O panorama supera largamente os registros oficiais desse tipo de má conduta – de acordo com a base de dados do site Retraction Watch, que reúne dezenas de milhares de artigos retratados, cerca de 3 mil dos trabalhos invalidados tiveram como origem fábricas de papers. Esses serviços fraudulentos, presentes em vários países, geram artigos com dados ou imagens forjados, vendem a autoria dos trabalhos a pessoas interessadas em ampliar artificialmente sua produção científica e até ajudam a submeter os manuscritos para publicação em nome dos clientes. Os artigos são preparados em grande quantidade e frequentemente se baseiam em modelos com características comuns – às vezes, repetem uma mesma estrutura apenas substituindo palavras por sinônimos ou fabricando diferentes versões de uma imagem.

A análise sobre o número de papers suspeitos foi divulgada em uma reportagem da revista Nature e é baseada em dados processados por Adam Day, diretor da empresa Clear Skies, em Londres, na Inglaterra. A verificação foi feita pelo software Papermill Alarm, que vem sendo adotado por revistas científicas para detectar trabalhos potencialmente fraudulentos. A ferramenta não garante que um manuscrito é fabricado, mas aponta artigos que merecem uma investigação mais aprofundada antes de ser aceitos para publicação. Como trabalhos legítimos podem ter semelhanças estilísticas com fraudulentos, os resultados da análise certamente contêm falsos positivos, mas Day afirma que ajustou seu modelo para reduzir esse risco. “Era preciso haver um grande indício para que o paper fosse sinalizado”, explicou à Nature.

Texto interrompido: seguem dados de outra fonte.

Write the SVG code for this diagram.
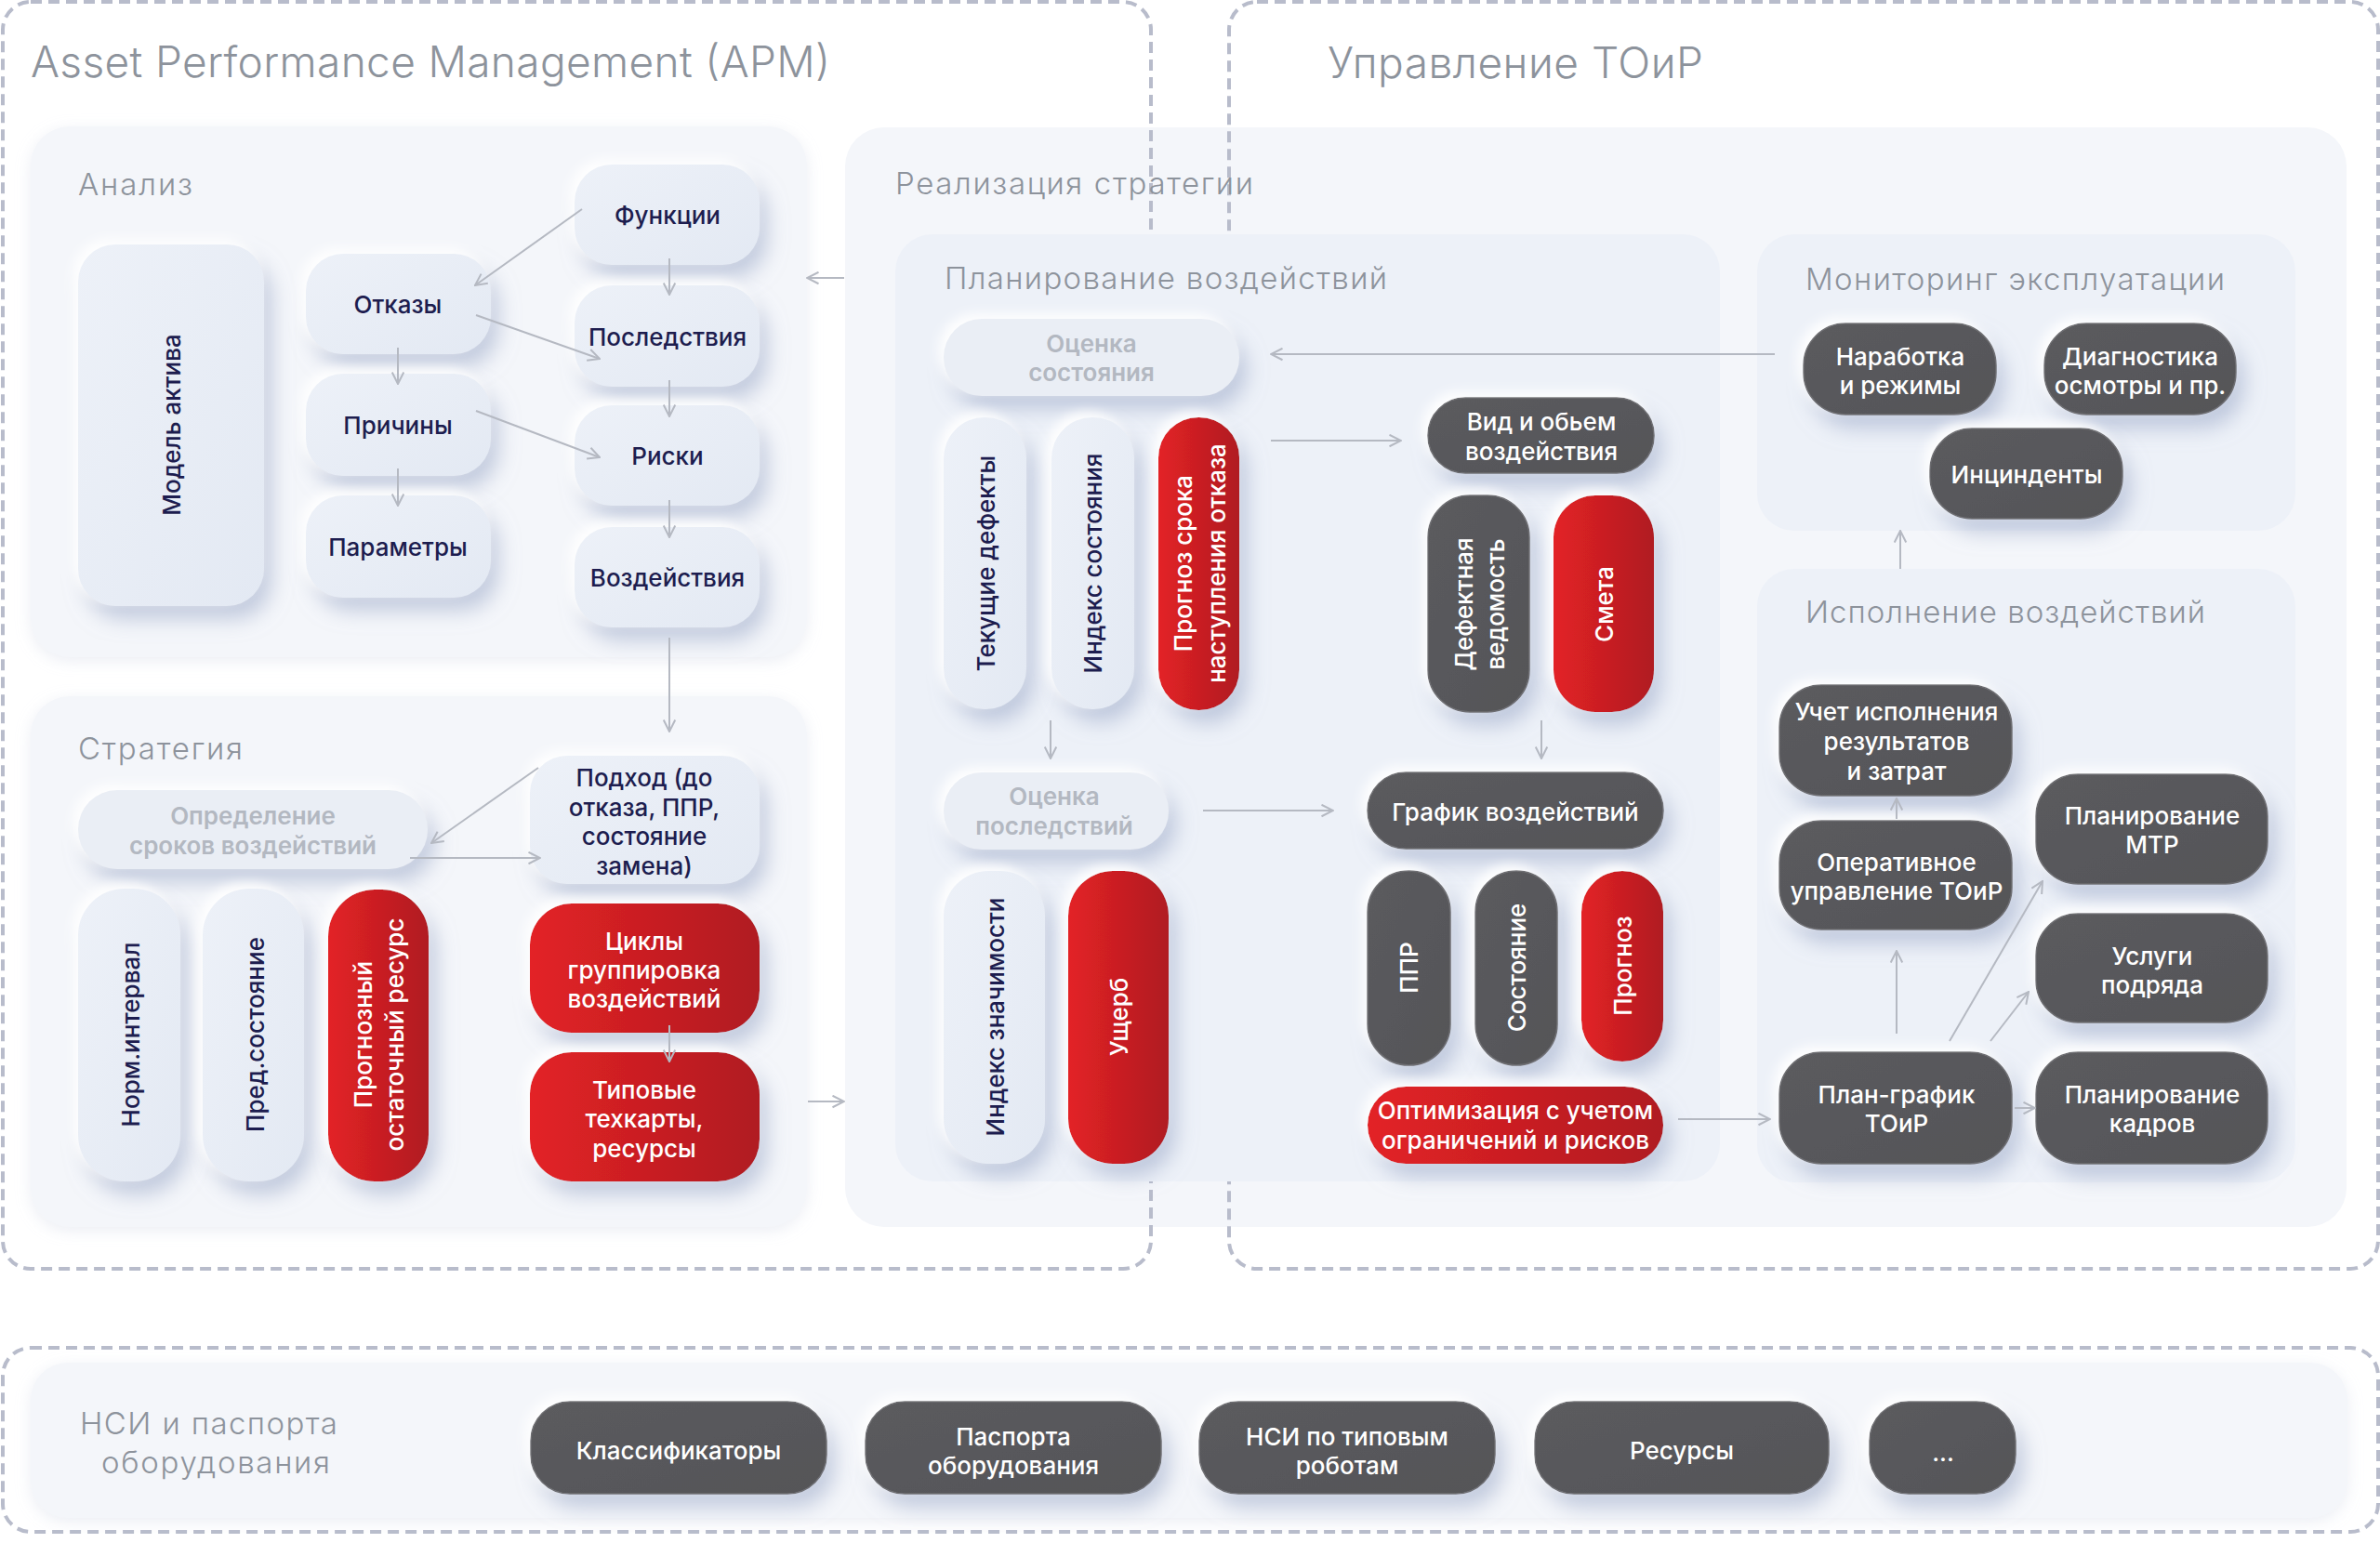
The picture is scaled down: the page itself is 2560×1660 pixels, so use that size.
<svg xmlns="http://www.w3.org/2000/svg" width="2560" height="1660" viewBox="0 0 2560 1660">
<defs>
<linearGradient id="gl" x1="0" y1="0" x2="1" y2="1"><stop offset="0" stop-color="#edf1f8"/><stop offset="1" stop-color="#e3e9f3"/></linearGradient>
<linearGradient id="gr" x1="0" y1="0" x2="1" y2="0"><stop offset="0" stop-color="#e32226"/><stop offset="1" stop-color="#b01b20"/></linearGradient>
<linearGradient id="gd" x1="0" y1="0" x2="1" y2="1"><stop offset="0" stop-color="#5b5b5e"/><stop offset="1" stop-color="#555558"/></linearGradient>
<filter id="sh" x="-40%" y="-40%" width="180%" height="190%">
<feGaussianBlur in="SourceAlpha" stdDeviation="11" result="b1"/>
<feOffset in="b1" dx="8" dy="14" result="o1"/>
<feFlood flood-color="#98a6c6" flood-opacity="0.55"/>
<feComposite in2="o1" operator="in" result="s1"/>
<feGaussianBlur in="SourceAlpha" stdDeviation="6" result="b2"/>
<feOffset in="b2" dx="-6" dy="-6" result="o2"/>
<feFlood flood-color="#ffffff" flood-opacity="0.95"/>
<feComposite in2="o2" operator="in" result="s2"/>
<feMerge><feMergeNode in="s1"/><feMergeNode in="s2"/><feMergeNode in="SourceGraphic"/></feMerge>
</filter>
<filter id="psh" x="-10%" y="-10%" width="120%" height="120%">
<feDropShadow dx="0" dy="4" stdDeviation="8" flood-color="#c7cfdf" flood-opacity="0.35"/>
</filter>
<marker id="ah" viewBox="0 0 12 12" refX="11" refY="6" markerWidth="15" markerHeight="15" markerUnits="userSpaceOnUse" orient="auto">
<path d="M1,1 L11,6 L1,11" fill="none" stroke="#b5b9c2" stroke-width="1.6"/>
</marker>
</defs>
<style>
.panel{fill:#f4f6fa}
.sub{fill:#edf1f8}
.lt{fill:url(#gl);filter:url(#sh)}
.gh{fill:#eaeef5;filter:url(#sh)}
.dk{fill:url(#gd);stroke:#6e6e72;stroke-width:1.5;filter:url(#sh)}
.rd{fill:url(#gr);filter:url(#sh)}
.t{font-family:Inter,"Noto Sans",sans-serif;font-size:26px;font-weight:500;text-anchor:middle;dominant-baseline:central}
.tn{fill:#1d1d4f}
.tw{fill:#ffffff}
.tg{fill:#b3b8c1;font-weight:600}
.h{font-family:Inter,"Noto Sans",sans-serif;font-weight:300;fill:#8d939c}
.h1{font-size:46px}
.h2{font-size:33px}
.dash{fill:none;stroke:#b8bccb;stroke-width:4;stroke-dasharray:12 7}
.con{fill:none;stroke:#b5b9c2;stroke-width:2;marker-end:url(#ah)}
</style>
<rect width="2560" height="1660" fill="#ffffff"/>

<g id="panels">
<rect class="panel" x="909" y="137" width="1615" height="1183" rx="42"/>
</g>

<g id="frames">
<rect class="dash" x="3" y="2" width="1235" height="1363" rx="30"/>
<rect class="dash" x="1322" y="2" width="1236" height="1363" rx="30"/>
<rect class="dash" x="3" y="1450" width="2555" height="198" rx="30"/>
</g>

<g id="panels2">
<rect class="panel" x="33" y="136" width="835" height="571" rx="42" filter="url(#psh)"/>
<rect class="panel" x="33" y="749" width="835" height="571" rx="42" filter="url(#psh)"/>
<rect class="sub" x="963" y="252" width="887" height="1019" rx="40"/>
<rect class="sub" x="1890" y="252" width="579" height="319" rx="40"/>
<rect class="sub" x="1890" y="612" width="579" height="660" rx="40"/>
<rect class="panel" x="33" y="1466" width="2492" height="167" rx="40" filter="url(#psh)"/>
</g>

<g id="titles">
<text class="h h1" x="33" y="83" textLength="860">Asset Performance Management (APM)</text>
<text class="h h1" x="1428" y="84" textLength="404">Управление ТОиР</text>
<text class="h h2" x="84" y="210" textLength="123">Анализ</text>
<text class="h h2" x="84" y="817" textLength="177">Стратегия</text>
<text class="h h2" x="963" y="209" textLength="385">Реализация стратегии</text>
<text class="h h2" x="1016" y="311" textLength="476">Планирование воздействий</text>
<text class="h h2" x="1942" y="312" textLength="451">Мониторинг эксплуатации</text>
<text class="h h2" x="1942" y="670" textLength="430">Исполнение воздействий</text>
<text class="h h2" x="86" y="1543" textLength="277">НСИ и паспорта</text>
<text class="h h2" x="109" y="1585" textLength="246">оборудования</text>
</g>

<!-- Анализ -->
<g id="model"><rect class="lt" x="84" y="263" width="200" height="389" rx="40"/><text class="t tn" transform="translate(184,457) rotate(-90)">Модель актива</text></g>
<g id="otkazy"><rect class="lt" x="329" y="273" width="199" height="108" rx="40"/><text class="t tn" x="428" y="327">Отказы</text></g>
<g id="prichiny"><rect class="lt" x="329" y="402" width="199" height="110" rx="40"/><text class="t tn" x="428" y="457">Причины</text></g>
<g id="parametry"><rect class="lt" x="329" y="533" width="199" height="110" rx="40"/><text class="t tn" x="428" y="588">Параметры</text></g>
<g id="funkcii"><rect class="lt" x="618" y="177" width="199" height="108" rx="40"/><text class="t tn" x="718" y="231">Функции</text></g>
<g id="posledstviya"><rect class="lt" x="618" y="307" width="199" height="109" rx="40"/><text class="t tn" x="718" y="362">Последствия</text></g>
<g id="riski"><rect class="lt" x="618" y="436" width="199" height="108" rx="40"/><text class="t tn" x="718" y="490">Риски</text></g>
<g id="vozdeystviya"><rect class="lt" x="618" y="567" width="199" height="108" rx="40"/><text class="t tn" x="718" y="621">Воздействия</text></g>

<!-- Стратегия -->
<g id="opredelenie"><rect class="gh" x="84" y="850" width="376" height="85" rx="42"/><text class="t tg" x="272"><tspan x="272" y="877">Определение</tspan><tspan x="272" y="909">сроков воздействий</tspan></text></g>
<g id="podhod"><rect class="lt" x="570" y="813" width="247" height="138" rx="40"/><text class="t tn"><tspan x="693" y="836">Подход (до</tspan><tspan x="693" y="868">отказа, ППР,</tspan><tspan x="693" y="899">состояние</tspan><tspan x="693" y="931">замена)</tspan></text></g>
<g id="norm"><rect class="lt" x="84" y="956" width="110" height="315" rx="50"/><text class="t tn" transform="translate(140,1113) rotate(-90)">Норм.интервал</text></g>
<g id="pred"><rect class="lt" x="218" y="956" width="109" height="315" rx="50"/><text class="t tn" transform="translate(274,1113) rotate(-90)">Пред.состояние</text></g>
<g id="prognozny"><rect class="rd" x="353" y="957" width="108" height="314" rx="50"/><text class="t tw" transform="translate(407,1113) rotate(-90)"><tspan x="0" y="-17">Прогнозный</tspan><tspan x="0" y="17">остаточный ресурс</tspan></text></g>
<g id="cikly"><rect class="rd" x="570" y="972" width="247" height="139" rx="45"/><text class="t tw"><tspan x="693" y="1012">Циклы</tspan><tspan x="693" y="1043">группировка</tspan><tspan x="693" y="1074">воздействий</tspan></text></g>
<g id="tipovye"><rect class="rd" x="570" y="1132" width="247" height="139" rx="45"/><text class="t tw"><tspan x="693" y="1172">Типовые</tspan><tspan x="693" y="1203">техкарты,</tspan><tspan x="693" y="1235">ресурсы</tspan></text></g>

<!-- Планирование воздействий -->
<g id="ocenka-sost"><rect class="gh" x="1015" y="343" width="318" height="83" rx="41"/><text class="t tg"><tspan x="1174" y="369">Оценка</tspan><tspan x="1174" y="400">состояния</tspan></text></g>
<g id="tek-defekty"><rect class="lt" x="1015" y="449" width="89" height="314" rx="44"/><text class="t tn" transform="translate(1060,606) rotate(-90)">Текущие дефекты</text></g>
<g id="index-sost"><rect class="lt" x="1131" y="449" width="89" height="314" rx="44"/><text class="t tn" transform="translate(1175,606) rotate(-90)">Индекс состояния</text></g>
<g id="prognoz-sroka"><rect class="rd" x="1246" y="449" width="87" height="315" rx="43"/><text class="t tw" transform="translate(1290,606) rotate(-90)"><tspan x="0" y="-18">Прогноз срока</tspan><tspan x="0" y="18">наступления отказа</tspan></text></g>
<g id="vid-obem"><rect class="dk" x="1536" y="428" width="243" height="81" rx="40"/><text class="t tw"><tspan x="1658" y="453">Вид и обьем</tspan><tspan x="1658" y="485">воздействия</tspan></text></g>
<g id="def-vedomost"><rect class="dk" x="1536" y="533" width="109" height="233" rx="45"/><text class="t tw" transform="translate(1591,650) rotate(-90)"><tspan x="0" y="-17">Дефектная</tspan><tspan x="0" y="17">ведомость</tspan></text></g>
<g id="smeta"><rect class="rd" x="1671" y="533" width="108" height="233" rx="45"/><text class="t tw" transform="translate(1725,650) rotate(-90)">Смета</text></g>
<g id="ocenka-posl"><rect class="gh" x="1015" y="831" width="242" height="83" rx="41"/><text class="t tg"><tspan x="1134" y="856">Оценка</tspan><tspan x="1134" y="888">последствий</tspan></text></g>
<g id="grafik"><rect class="dk" x="1471" y="831" width="318" height="82" rx="41"/><text class="t tw" x="1630" y="873">График воздействий</text></g>
<g id="index-znach"><rect class="lt" x="1015" y="937" width="109" height="315" rx="48"/><text class="t tn" transform="translate(1070,1094) rotate(-90)">Индекс значимости</text></g>
<g id="usherb"><rect class="rd" x="1149" y="937" width="108" height="315" rx="48"/><text class="t tw" transform="translate(1203,1094) rotate(-90)">Ущерб</text></g>
<g id="ppr"><rect class="dk" x="1471" y="937" width="89" height="209" rx="44"/><text class="t tw" transform="translate(1515,1041) rotate(-90)">ППР</text></g>
<g id="sostoyanie"><rect class="dk" x="1587" y="937" width="88" height="209" rx="44"/><text class="t tw" transform="translate(1631,1041) rotate(-90)">Состояние</text></g>
<g id="prognoz"><rect class="rd" x="1701" y="937" width="88" height="205" rx="44"/><text class="t tw" transform="translate(1745,1039) rotate(-90)">Прогноз</text></g>
<g id="optimizaciya"><rect class="rd" x="1471" y="1169" width="318" height="83" rx="41"/><text class="t tw"><tspan x="1630" y="1194">Оптимизация с учетом</tspan><tspan x="1630" y="1226">ограничений и рисков</tspan></text></g>

<!-- Мониторинг -->
<g id="narabotka"><rect class="dk" x="1940" y="348" width="207" height="98" rx="45"/><text class="t tw"><tspan x="2044" y="383">Наработка</tspan><tspan x="2044" y="414">и режимы</tspan></text></g>
<g id="diagnostika"><rect class="dk" x="2199" y="348" width="206" height="98" rx="45"/><text class="t tw"><tspan x="2302" y="383">Диагностика</tspan><tspan x="2302" y="414">осмотры и пр.</tspan></text></g>
<g id="incindenty"><rect class="dk" x="2076" y="461" width="207" height="97" rx="45"/><text class="t tw" x="2180" y="510">Инцинденты</text></g>

<!-- Исполнение -->
<g id="uchet"><rect class="dk" x="1914" y="737" width="250" height="119" rx="45"/><text class="t tw"><tspan x="2040" y="765">Учет исполнения</tspan><tspan x="2040" y="797">результатов</tspan><tspan x="2040" y="829">и затрат</tspan></text></g>
<g id="operativnoe"><rect class="dk" x="1914" y="883" width="250" height="117" rx="45"/><text class="t tw"><tspan x="2040" y="927">Оперативное</tspan><tspan x="2040" y="958">управление ТОиР</tspan></text></g>
<g id="plan-grafik"><rect class="dk" x="1914" y="1132" width="250" height="120" rx="45"/><text class="t tw"><tspan x="2040" y="1177">План-график</tspan><tspan x="2040" y="1208">ТОиР</tspan></text></g>
<g id="mtr"><rect class="dk" x="2190" y="833" width="249" height="118" rx="45"/><text class="t tw"><tspan x="2315" y="877">Планирование</tspan><tspan x="2315" y="908">МТР</tspan></text></g>
<g id="uslugi"><rect class="dk" x="2190" y="983" width="249" height="117" rx="45"/><text class="t tw"><tspan x="2315" y="1028">Услуги</tspan><tspan x="2315" y="1059">подряда</tspan></text></g>
<g id="kadry"><rect class="dk" x="2190" y="1132" width="249" height="120" rx="45"/><text class="t tw"><tspan x="2315" y="1177">Планирование</tspan><tspan x="2315" y="1208">кадров</tspan></text></g>

<!-- НСИ -->
<g id="klassifikatory"><rect class="dk" x="571" y="1508" width="318" height="99" rx="42"/><text class="t tw" x="730" y="1560">Классификаторы</text></g>
<g id="pasporta"><rect class="dk" x="931" y="1508" width="318" height="99" rx="42"/><text class="t tw"><tspan x="1090" y="1545">Паспорта</tspan><tspan x="1090" y="1576">оборудования</tspan></text></g>
<g id="nsi-tip"><rect class="dk" x="1290" y="1508" width="318" height="99" rx="42"/><text class="t tw"><tspan x="1449" y="1545">НСИ по типовым</tspan><tspan x="1449" y="1576">роботам</tspan></text></g>
<g id="resursy"><rect class="dk" x="1651" y="1508" width="316" height="99" rx="42"/><text class="t tw" x="1809" y="1560">Ресурсы</text></g>
<g id="etc"><rect class="dk" x="2011" y="1508" width="157" height="99" rx="42"/><text class="t tw" x="2090" y="1562">...</text></g>

<g id="connectors">
<path class="con" d="M626,225 L511,307"/>
<path class="con" d="M720,278 L720,317"/>
<path class="con" d="M512,339 L645,386"/>
<path class="con" d="M428,374 L428,413"/>
<path class="con" d="M512,442 L645,492"/>
<path class="con" d="M428,504 L428,544"/>
<path class="con" d="M720,409 L720,448"/>
<path class="con" d="M720,538 L720,578"/>
<path class="con" d="M720,686 L720,787"/>
<path class="con" d="M908,299 L868,299"/>
<path class="con" d="M579,826 L464,907"/>
<path class="con" d="M441,923 L581,923"/>
<path class="con" d="M720,1103 L720,1142"/>
<path class="con" d="M869,1185 L908,1185"/>
<path class="con" d="M1909,381 L1367,381"/>
<path class="con" d="M1367,474 L1507,474"/>
<path class="con" d="M1130,775 L1130,816"/>
<path class="con" d="M1658,775 L1658,816"/>
<path class="con" d="M1294,872 L1434,872"/>
<path class="con" d="M1805,1204 L1904,1204"/>
<path class="con" d="M2044,612 L2044,571"/>
<path class="con" d="M2040,881 L2040,859"/>
<path class="con" d="M2040,1112 L2040,1023"/>
<path class="con" d="M2097,1120 L2197,948"/>
<path class="con" d="M2141,1120 L2182,1067"/>
<path class="con" d="M2167,1192 L2189,1192"/>
</g>
</svg>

O programa usa técnicas de aprendizagem profunda (deep learning) e foi configurado para analisar títulos e resumos de mais de 48 milhões de artigos publicados desde 2000, confrontando sua linguagem com a de artigos sabidamente produzidos por esses serviços ilegais. A comparação se baseia em listas de trabalhos falsos compiladas por especialistas em fraudes em trabalhos acadêmicos, como Elisabeth Bik, nos Estados Unidos, e David Bimler, na Nova Zelândia. “Embora incrivelmente altas, as estimativas apontadas pelo software não são impossíveis”, afirmou Bik, segundo a Nature. Ela ressalva que não teve acesso à metodologia do Papermill Alarm e, por isso, não pode avaliar sua precisão.

É certo que os serviços ilegais vêm sofisticando suas técnicas e tornando mais complexa a tarefa de combatê-los. A plataforma STM Integrity Hub, que auxilia editores no escrutínio de manuscritos submetidos para publicação, utiliza softwares – o Papermill Alarm é apenas um deles – para rastrear 70 diferentes sinais de manipulação comuns em artigos produzidos por fábricas de papers, como imagens com sinais de adulteração, uso intensivo de ferramentas de tradução para escamotear sinais de plágio e endereços de e-mail suspeitos.